— start of Recorded information —

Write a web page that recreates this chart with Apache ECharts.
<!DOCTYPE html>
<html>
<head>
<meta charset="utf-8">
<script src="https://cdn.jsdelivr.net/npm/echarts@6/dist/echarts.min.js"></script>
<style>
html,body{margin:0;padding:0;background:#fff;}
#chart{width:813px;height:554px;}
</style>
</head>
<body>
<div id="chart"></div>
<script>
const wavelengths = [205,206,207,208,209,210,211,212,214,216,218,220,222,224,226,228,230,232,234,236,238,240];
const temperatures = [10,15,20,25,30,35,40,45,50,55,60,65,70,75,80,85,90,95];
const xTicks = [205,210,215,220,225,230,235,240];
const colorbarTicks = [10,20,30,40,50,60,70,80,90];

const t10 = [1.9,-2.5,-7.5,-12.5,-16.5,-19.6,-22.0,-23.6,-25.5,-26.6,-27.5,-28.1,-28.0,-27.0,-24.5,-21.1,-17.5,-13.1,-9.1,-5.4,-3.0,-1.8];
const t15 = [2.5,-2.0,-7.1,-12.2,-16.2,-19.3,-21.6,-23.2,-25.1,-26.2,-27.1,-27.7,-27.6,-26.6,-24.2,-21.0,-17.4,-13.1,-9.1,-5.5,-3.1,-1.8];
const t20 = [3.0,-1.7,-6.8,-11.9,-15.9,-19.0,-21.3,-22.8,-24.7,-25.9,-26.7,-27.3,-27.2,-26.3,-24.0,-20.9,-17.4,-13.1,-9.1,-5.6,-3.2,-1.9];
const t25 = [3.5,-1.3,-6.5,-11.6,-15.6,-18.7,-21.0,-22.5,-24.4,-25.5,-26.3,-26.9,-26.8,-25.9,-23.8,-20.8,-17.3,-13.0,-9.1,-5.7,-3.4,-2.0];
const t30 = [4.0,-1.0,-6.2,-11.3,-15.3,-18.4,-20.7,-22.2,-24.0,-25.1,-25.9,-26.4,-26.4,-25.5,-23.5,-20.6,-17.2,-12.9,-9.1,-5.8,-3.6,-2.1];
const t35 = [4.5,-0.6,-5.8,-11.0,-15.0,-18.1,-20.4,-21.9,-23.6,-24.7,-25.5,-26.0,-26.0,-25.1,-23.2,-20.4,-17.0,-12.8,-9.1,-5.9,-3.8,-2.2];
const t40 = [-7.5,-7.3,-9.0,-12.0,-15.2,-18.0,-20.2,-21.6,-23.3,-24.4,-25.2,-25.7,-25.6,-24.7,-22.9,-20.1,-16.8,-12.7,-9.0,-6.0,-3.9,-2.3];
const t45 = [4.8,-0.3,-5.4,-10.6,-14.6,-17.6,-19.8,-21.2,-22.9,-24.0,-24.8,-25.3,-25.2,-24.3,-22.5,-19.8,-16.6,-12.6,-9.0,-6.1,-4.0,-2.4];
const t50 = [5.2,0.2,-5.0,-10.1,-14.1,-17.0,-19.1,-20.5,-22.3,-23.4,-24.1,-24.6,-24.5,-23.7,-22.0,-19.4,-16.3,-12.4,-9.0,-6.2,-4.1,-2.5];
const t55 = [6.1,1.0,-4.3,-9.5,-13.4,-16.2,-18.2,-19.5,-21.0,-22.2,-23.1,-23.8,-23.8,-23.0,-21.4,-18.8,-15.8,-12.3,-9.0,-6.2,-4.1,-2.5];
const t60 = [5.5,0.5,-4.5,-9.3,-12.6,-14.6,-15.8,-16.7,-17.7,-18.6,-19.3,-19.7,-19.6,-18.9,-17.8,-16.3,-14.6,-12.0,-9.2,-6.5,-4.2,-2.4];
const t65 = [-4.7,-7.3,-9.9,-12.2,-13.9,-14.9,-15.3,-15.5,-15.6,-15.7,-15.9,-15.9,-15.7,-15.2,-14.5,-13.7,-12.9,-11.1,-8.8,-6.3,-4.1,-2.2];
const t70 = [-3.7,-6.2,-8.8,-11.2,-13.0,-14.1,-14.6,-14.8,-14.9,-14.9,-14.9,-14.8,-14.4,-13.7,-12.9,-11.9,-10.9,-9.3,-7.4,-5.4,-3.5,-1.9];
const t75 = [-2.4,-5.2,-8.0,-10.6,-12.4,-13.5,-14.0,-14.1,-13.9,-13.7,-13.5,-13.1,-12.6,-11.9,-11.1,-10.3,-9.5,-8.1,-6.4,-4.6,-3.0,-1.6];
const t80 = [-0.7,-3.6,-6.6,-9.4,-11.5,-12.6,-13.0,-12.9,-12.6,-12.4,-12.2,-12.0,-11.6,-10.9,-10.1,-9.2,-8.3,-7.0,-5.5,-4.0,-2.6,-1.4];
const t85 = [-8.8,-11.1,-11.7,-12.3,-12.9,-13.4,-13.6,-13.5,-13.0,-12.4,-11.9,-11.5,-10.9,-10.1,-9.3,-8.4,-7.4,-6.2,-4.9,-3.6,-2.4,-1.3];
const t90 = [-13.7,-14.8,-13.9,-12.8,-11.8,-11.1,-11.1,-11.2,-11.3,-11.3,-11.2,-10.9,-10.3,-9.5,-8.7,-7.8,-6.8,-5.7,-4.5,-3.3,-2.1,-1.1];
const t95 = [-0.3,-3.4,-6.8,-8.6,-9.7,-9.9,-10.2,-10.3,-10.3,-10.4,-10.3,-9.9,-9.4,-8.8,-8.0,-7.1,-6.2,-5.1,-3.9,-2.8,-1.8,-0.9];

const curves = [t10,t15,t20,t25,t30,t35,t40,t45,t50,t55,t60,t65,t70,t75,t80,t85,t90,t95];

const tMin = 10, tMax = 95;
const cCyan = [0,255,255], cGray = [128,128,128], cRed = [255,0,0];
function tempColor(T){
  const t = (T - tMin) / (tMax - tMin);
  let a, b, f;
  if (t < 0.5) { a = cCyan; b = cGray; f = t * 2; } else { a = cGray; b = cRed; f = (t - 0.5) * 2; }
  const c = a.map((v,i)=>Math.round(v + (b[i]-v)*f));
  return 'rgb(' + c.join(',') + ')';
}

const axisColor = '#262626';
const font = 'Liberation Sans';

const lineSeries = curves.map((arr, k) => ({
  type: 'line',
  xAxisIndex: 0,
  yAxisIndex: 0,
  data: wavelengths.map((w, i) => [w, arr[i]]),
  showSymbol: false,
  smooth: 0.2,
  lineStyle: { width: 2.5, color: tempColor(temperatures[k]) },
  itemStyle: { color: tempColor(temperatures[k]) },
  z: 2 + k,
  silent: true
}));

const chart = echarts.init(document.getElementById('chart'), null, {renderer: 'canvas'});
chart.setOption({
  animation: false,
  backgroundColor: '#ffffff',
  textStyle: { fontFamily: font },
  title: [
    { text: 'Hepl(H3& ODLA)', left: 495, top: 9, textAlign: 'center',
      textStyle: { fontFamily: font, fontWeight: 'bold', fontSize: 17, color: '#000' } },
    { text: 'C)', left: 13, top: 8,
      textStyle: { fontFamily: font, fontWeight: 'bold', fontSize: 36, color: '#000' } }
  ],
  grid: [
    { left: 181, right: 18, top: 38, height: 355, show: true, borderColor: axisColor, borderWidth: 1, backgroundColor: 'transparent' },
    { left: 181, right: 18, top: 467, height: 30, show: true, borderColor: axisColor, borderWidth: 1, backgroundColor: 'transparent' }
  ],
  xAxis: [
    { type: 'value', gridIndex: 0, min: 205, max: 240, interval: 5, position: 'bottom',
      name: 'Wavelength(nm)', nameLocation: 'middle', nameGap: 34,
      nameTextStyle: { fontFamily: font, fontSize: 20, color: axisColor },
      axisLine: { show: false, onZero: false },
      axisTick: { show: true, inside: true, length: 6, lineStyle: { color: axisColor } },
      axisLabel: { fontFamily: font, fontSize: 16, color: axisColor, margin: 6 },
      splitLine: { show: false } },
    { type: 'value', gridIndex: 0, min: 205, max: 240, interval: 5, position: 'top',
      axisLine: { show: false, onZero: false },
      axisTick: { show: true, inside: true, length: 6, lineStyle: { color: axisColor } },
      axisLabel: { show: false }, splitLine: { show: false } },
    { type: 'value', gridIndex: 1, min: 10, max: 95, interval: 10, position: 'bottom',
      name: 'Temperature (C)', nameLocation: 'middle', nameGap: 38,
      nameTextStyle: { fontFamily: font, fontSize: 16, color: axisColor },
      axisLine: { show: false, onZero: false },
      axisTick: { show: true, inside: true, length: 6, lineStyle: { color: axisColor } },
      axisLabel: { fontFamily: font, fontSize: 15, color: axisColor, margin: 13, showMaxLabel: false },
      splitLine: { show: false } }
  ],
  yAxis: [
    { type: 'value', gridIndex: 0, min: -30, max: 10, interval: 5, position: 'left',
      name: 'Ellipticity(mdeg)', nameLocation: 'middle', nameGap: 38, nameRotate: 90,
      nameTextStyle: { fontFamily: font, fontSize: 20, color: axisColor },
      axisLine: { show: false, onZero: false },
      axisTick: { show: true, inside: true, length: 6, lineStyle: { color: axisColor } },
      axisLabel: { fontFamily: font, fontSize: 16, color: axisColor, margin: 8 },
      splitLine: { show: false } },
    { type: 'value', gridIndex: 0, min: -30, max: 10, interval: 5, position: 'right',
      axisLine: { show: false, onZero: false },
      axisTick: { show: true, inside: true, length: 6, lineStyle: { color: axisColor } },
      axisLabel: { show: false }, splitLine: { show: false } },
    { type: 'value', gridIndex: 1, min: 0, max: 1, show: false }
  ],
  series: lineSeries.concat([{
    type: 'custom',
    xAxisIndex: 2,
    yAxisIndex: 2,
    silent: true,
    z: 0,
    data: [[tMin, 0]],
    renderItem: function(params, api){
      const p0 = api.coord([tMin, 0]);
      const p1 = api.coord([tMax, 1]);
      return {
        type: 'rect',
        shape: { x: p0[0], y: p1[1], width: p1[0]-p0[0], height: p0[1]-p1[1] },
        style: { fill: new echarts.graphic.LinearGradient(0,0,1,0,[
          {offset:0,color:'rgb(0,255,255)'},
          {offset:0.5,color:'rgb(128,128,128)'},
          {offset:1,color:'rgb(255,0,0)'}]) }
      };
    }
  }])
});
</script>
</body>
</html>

— end of Recorded information —

Brief:
Your answer should be exactly the lines of the data above, from the first through the line containing "const colorbarTicks = [10,20,30,40,50,60,70,80,90];".

Task result:
Write a web page that recreates this chart with Apache ECharts.
<!DOCTYPE html>
<html>
<head>
<meta charset="utf-8">
<script src="https://cdn.jsdelivr.net/npm/echarts@6/dist/echarts.min.js"></script>
<style>
html,body{margin:0;padding:0;background:#fff;}
#chart{width:813px;height:554px;}
</style>
</head>
<body>
<div id="chart"></div>
<script>
const wavelengths = [205,206,207,208,209,210,211,212,214,216,218,220,222,224,226,228,230,232,234,236,238,240];
const temperatures = [10,15,20,25,30,35,40,45,50,55,60,65,70,75,80,85,90,95];
const xTicks = [205,210,215,220,225,230,235,240];
const colorbarTicks = [10,20,30,40,50,60,70,80,90];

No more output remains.